Most product recalls are voluntary and they happen when industry takes a responsible and proactive step to put the safety of consumers ahead of profit. This invariably happens when products do not meet the safety or health standards or the products are dangerously defective that they could injure or endanger the lives of users. When industry become aware of certain defects on their products and they are convinced that these could compromise the lives of consumers a recall is generally triggered.
With recalls becoming a common-place, consumers are concerned now than they have ever been. Conceivably, this could mean the market is now replete with fake and unsafe products. There is no denying that recalls by their nature are unsettling; they cause some measure of consumer anxiety. The regularity with which consumer goods are recalled though unsettling could in fact suggest that the market is efficiently self-correcting other than pointing to an impending consumer doomsday. Consumers should embrace recalls, it is a necessary safe-guard in the amour of consumer protection.
Increasingly there is a general improvement on consumer protection legislations that have product recall provisions in them; Botswana has added its weight to this growing community when it made into law the Consumer Protection Act of 2018. Of course, the phenomenal growth of e-commerce and the attendant global supply chain have played no small part in the widespread recalls of goods. E-commerce has helped to break down trade walls by facilitating global commerce while at the same time opening the door for some fake products and less than trustworthy business-people to join the burgeoning trade. This has created pressure on the wider consumer protection ecosystem, including customs officials (read BURS), law enforcement, environment officials, standards officials (read BOBS), health, consumer groups and others. The sifting sand concerning one global safety standards creates an enforcement challenge where some products are acceptable in some jurisdictions and unacceptable in other markets. Thankfully, global efforts, including valiant efforts in Botswana, have been invested in the area of common standards to facilitate recall of unsafe goods
Recall is often a collaborative effort carried out between Industry, public institutions including consumer groups and the media. The aim is usually to ensure that the recalled goods are completely moved out of the market as swiftly as it is possible to avert public catastrophe. Consumer protection presupposes that the local consumer protection network is connected to the global network including through digital systems to ensure that consumer goods that are marked out as substandard or unsafe in one market are immediately monitored and removed or prevented from entering the global market.
This is a huge burden to carry, which saddles the Botswana consumer network with the load to proactively police the market and weed out products that offend the Botswana Bureau of Standards and other international standards. This colossal consumer function can only be realised when informed and engaged consumers take up their responsibilities seriously by reporting defective and unsafe goods that are strewn in our market.
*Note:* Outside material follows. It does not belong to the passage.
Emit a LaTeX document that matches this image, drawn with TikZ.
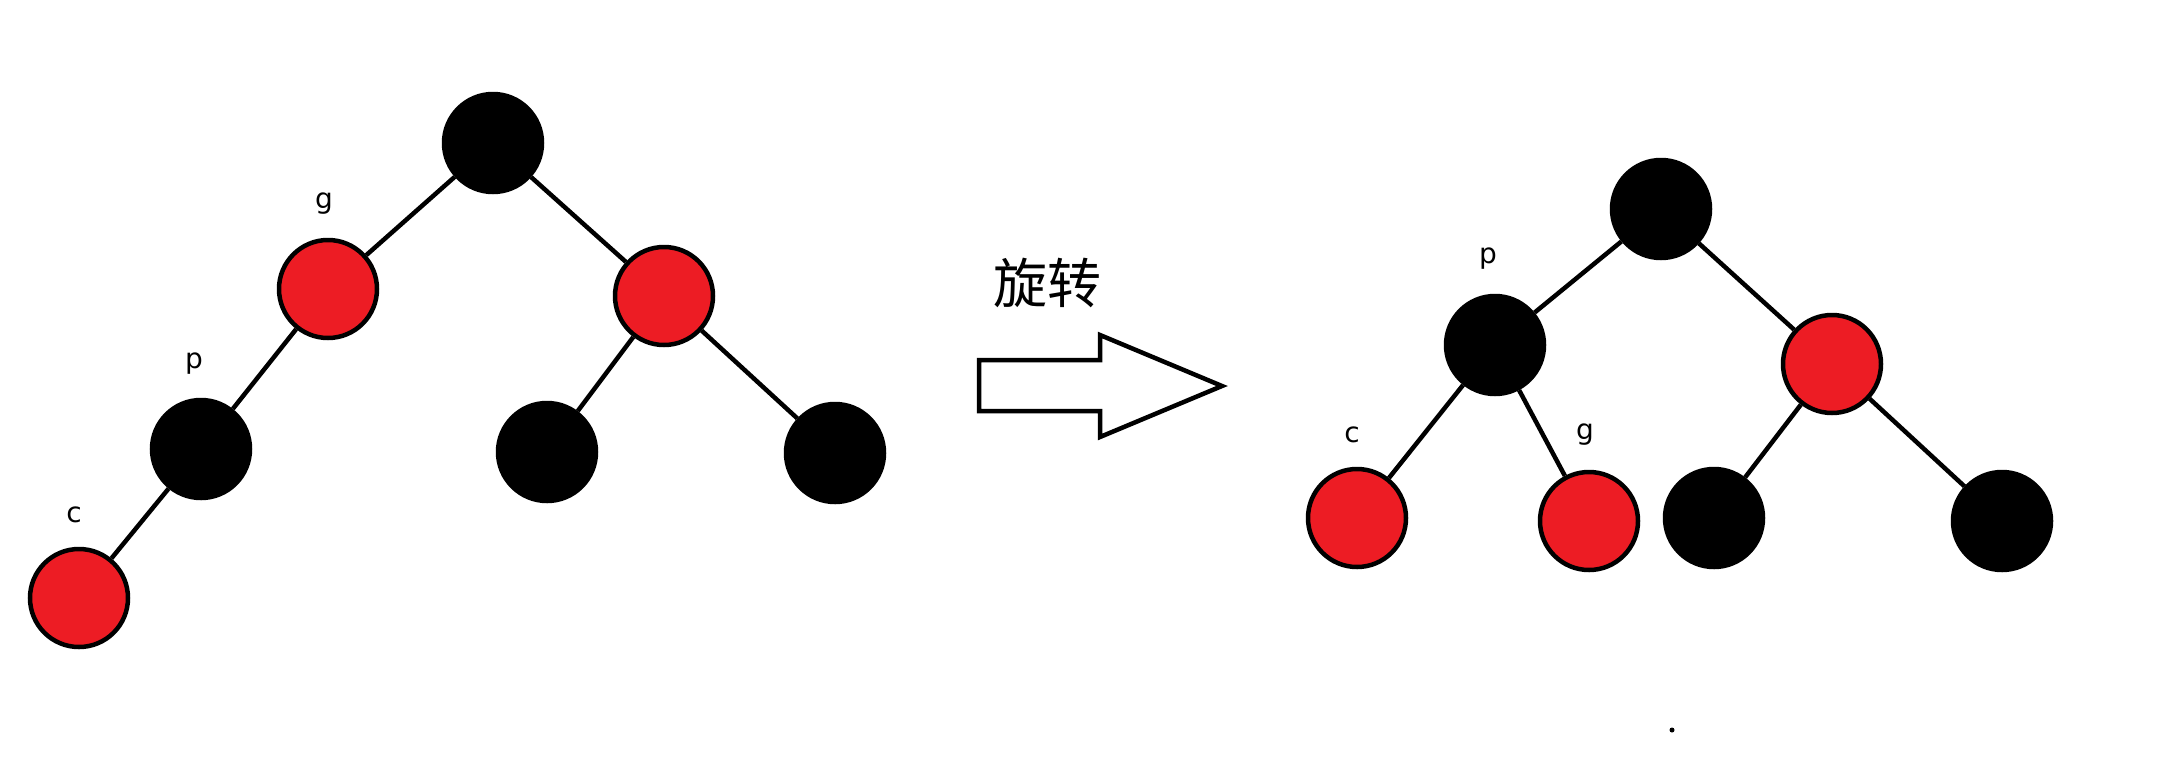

Recall is disruptive to both consumers and business. Unfortunately, recall sometimes happens after consumers would have eaten or used the items. Businesses incur losses when they subject themselves to a recall, they replace or even refund consumers. Worse, they suffer reputational damage which could tinker their share of the market. One of the worst cases of recall that springs to mind would be the salmonella contamination at the Peanut Corporation of America which led to hundreds of people falling sick and about nine deaths. The company never recovered and the business was buried under a raft of law suits and reputational damage.
Some of these products are used by minors and the vulnerable; we cannot afford to be nonchalant and complacent. Let us snitch on defective and unsafe goods- it is the right consumer badge to wear.